The operational outcome is not just faster reporting. It is earlier intervention, more disciplined forecast ownership, stronger revenue recognition confidence, and better scalability as the business adds projects and entities.
Executive recommendations for construction ERP reporting modernization
- Treat reporting as part of the enterprise operating model, not a downstream finance deliverable.
- Standardize definitions for cost, commitment, progress, WIP, and forecast metrics before redesigning dashboards.
- Embed workflow orchestration into forecast updates, change order approvals, and WIP review cycles.
- Prioritize cloud ERP capabilities that support multi-entity governance, mobile field capture, API integration, and role-based analytics.
- Use AI automation for anomaly detection, narrative summarization, and exception routing, but only after data governance is stable.
- Design reporting for both project execution and executive portfolio management so local actions and enterprise decisions stay aligned.
- Establish control thresholds for margin erosion, cost variance, pending changes, and billing gaps to improve operational resilience.

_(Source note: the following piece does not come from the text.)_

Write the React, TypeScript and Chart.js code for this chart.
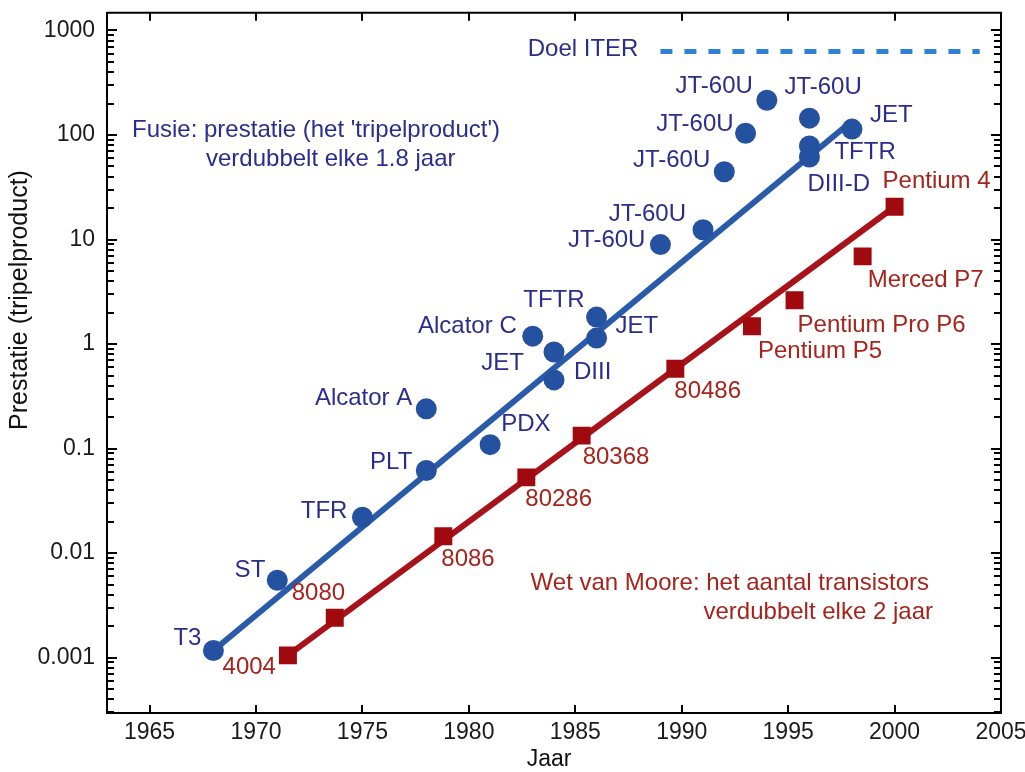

The strategic payoff: better forecasting, stronger control, and scalable construction operations
Construction ERP reporting should ultimately enable a more resilient and scalable operating model. When forecasting, WIP, and cost control are connected through governed workflows and modern cloud ERP architecture, organizations reduce spreadsheet dependency, improve decision speed, and create a more reliable view of project and portfolio performance.
For CEOs, CFOs, CIOs, and COOs, the value extends beyond reporting efficiency. It includes stronger margin protection, improved cash planning, more credible revenue reporting, better cross-functional coordination, and a clearer path to growth across regions, entities, and project types. In a volatile construction market, that level of operational visibility is no longer optional. It is a core enterprise capability.